235.
A PAIR OF ‘FAMILLE ROSE’ AND GILT MOULDED BALUSTER VASES
Qing dynasty, Yongzheng period
22 cm high each
Provenance: Naples, Villa della Floridiana, Museo Duca di Martina, Placido de Sangro (1829-1891) collection.
inv. nn. 4649, 4656.
The exterior of the two vases combining reserves with a painted decoration of figures inside pavilions surrounded by rocaille frames, with a moulded and painted decoration of flowers in the resulting space, the rim of the mouth with a gilt floral scroll.
A development of the floral relief decoration applied on Dehua pieces from the seventeenth century and richly elaborated by Japanese ceramists towards the end of the seventeenth century (London 1990, pp. 208-210, nn. 208-211), the encrusted floral decoration was extensively used on Chinese porcelain during the Yongzheng era, mainly on that ware explicitly destined to Europe, where this kind of ornament perfectly embodied the Rococo taste at that time at its peak.

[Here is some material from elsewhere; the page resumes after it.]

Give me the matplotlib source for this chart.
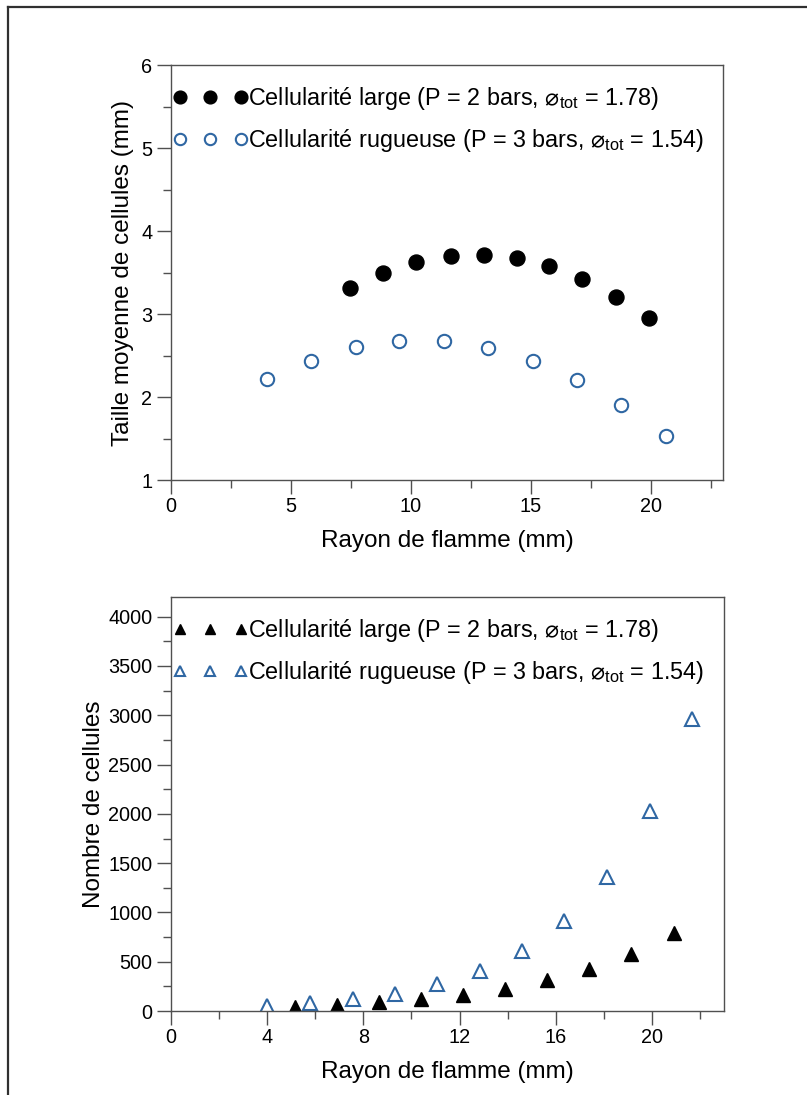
import matplotlib
matplotlib.use("Agg")
import matplotlib.pyplot as plt
from matplotlib.lines import Line2D
from matplotlib.ticker import MultipleLocator

plt.rcParams["font.family"] = ["Liberation Sans", "DejaVu Sans"]
plt.rcParams["mathtext.fontset"] = "custom"
plt.rcParams["mathtext.rm"] = "Liberation Sans"
plt.rcParams["mathtext.sf"] = "DejaVu Sans"

# taille moyenne des cellules (haut)
r_large_top = [7.46, 8.85, 10.22, 11.65, 13.03, 14.42, 15.76, 17.14, 18.53, 19.92]
taille_large = [3.31, 3.50, 3.63, 3.70, 3.71, 3.67, 3.58, 3.42, 3.21, 2.95]
r_rug_top = [4.0, 5.83, 7.69, 9.52, 11.38, 13.22, 15.07, 16.9, 18.75, 20.61]
taille_rug = [2.22, 2.44, 2.60, 2.67, 2.67, 2.59, 2.44, 2.21, 1.91, 1.53]

# nombre de cellules (bas)
r_large_bot = [5.15, 6.89, 8.64, 10.41, 12.15, 13.9, 15.65, 17.4, 19.15, 20.9]
nombre_large = [45, 57, 89, 118, 162, 227, 311, 429, 581, 794]
r_rug_bot = [4.0, 5.78, 7.57, 9.3, 11.07, 12.83, 14.6, 16.35, 18.13, 19.9, 21.67]
nombre_rug = [52, 78, 123, 176, 271, 406, 608, 912, 1362, 2030, 2964]

label_large = "Cellularité large (P = 2 bars, $\\mathsf{⌀}_{\\mathrm{tot}}$ = 1.78)"
label_rug = "Cellularité rugueuse (P = 3 bars, $\\mathsf{⌀}_{\\mathrm{tot}}$ = 1.54)"

BLUE = "#2f67a3"
SPINE = "#505050"

fig = plt.figure(figsize=(8.07, 10.95), dpi=100)

# cadre autour de la figure
fig.add_artist(Line2D([0.0099, 0.0099], [0.0, 0.9936], transform=fig.transFigure,
                      color="#303030", lw=1.6))
fig.add_artist(Line2D([0.0099, 1.0], [0.9936, 0.9936], transform=fig.transFigure,
                      color="#303030", lw=1.6))

ax1 = fig.add_axes([0.2119, 0.5616, 0.6840, 0.3790])
ax2 = fig.add_axes([0.2119, 0.0767, 0.6853, 0.3781])


def style_axes(ax):
    for s in ax.spines.values():
        s.set_color(SPINE)
        s.set_linewidth(1.0)
    ax.tick_params(which="major", direction="out", length=10, width=1,
                   color=SPINE, labelsize=14.3, pad=2)
    ax.tick_params(which="minor", direction="out", length=5.5, width=1,
                   color=SPINE)
    ax.tick_params(axis="y", which="major", pad=3.5)


legend_kw = dict(loc="upper left", bbox_to_anchor=(-0.005, 0.962), frameon=False,
                 numpoints=3, handlelength=3.2, handletextpad=0.02, borderpad=0.2,
                 labelspacing=0.62, fontsize=16.8, borderaxespad=0)

ax1.plot(r_large_top, taille_large, "o", ms=10.8, color="black", ls="none",
         label=label_large)
ax1.plot(r_rug_top, taille_rug, "o", ms=9.6, mfc="white", mec=BLUE, mew=1.5,
         ls="none", label=label_rug)
ax1.set_xlim(0, 23)
ax1.set_ylim(1, 6)
ax1.xaxis.set_major_locator(MultipleLocator(5))
ax1.xaxis.set_minor_locator(MultipleLocator(2.5))
ax1.yaxis.set_major_locator(MultipleLocator(1))
ax1.yaxis.set_minor_locator(MultipleLocator(0.5))
style_axes(ax1)
ax1.set_xlabel("Rayon de flamme (mm)", fontsize=17.5, labelpad=10)
ax1.set_ylabel("Taille moyenne de cellules (mm)", fontsize=17.5, labelpad=5)
ax1.legend(markerscale=0.85, **legend_kw)

ax2.plot(r_large_bot, nombre_large, "^", ms=10, color="black", ls="none",
         label=label_large)
ax2.plot(r_rug_bot, nombre_rug, "^", ms=10, mfc="white", mec=BLUE, mew=1.5,
         ls="none", label=label_rug)
ax2.set_xlim(0, 23)
ax2.set_ylim(0, 4200)
ax2.xaxis.set_major_locator(MultipleLocator(4))
ax2.xaxis.set_minor_locator(MultipleLocator(2))
ax2.yaxis.set_major_locator(MultipleLocator(500))
ax2.yaxis.set_minor_locator(MultipleLocator(250))
style_axes(ax2)
ax2.set_xlabel("Rayon de flamme (mm)", fontsize=17.5, labelpad=10)
ax2.set_ylabel("Nombre de cellules", fontsize=17.5, labelpad=2)
ax2.legend(markerscale=0.7, **legend_kw)

fig.savefig("out.png", dpi=100)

This kind of exuberant porcelain become the main source of inspiration for Johann Joachim Kändler (1706-1775) who designed a famous Meissen porcelain set with encrusted rose stems given as gift around 1735 to Queen Sophie Dorothea of Prussia (1687-17579) and to Maria Josepha Electress of Saxony and Queen of Poland (1699-1757) in 1738 (S. Wittwer, Liaisons Fragile: Exchanges of Gifts between Saxony and Prussia in the Early Eighteenth Century, in M. Cassidy-Geiger (edited by), Fragile Diplomacy, Meissen Porcelain for European Courts ca. 1710-63, New York, 2007, pp. 87-110, pp. 100-101). The technique was later imitated by most of the European porcelain factories.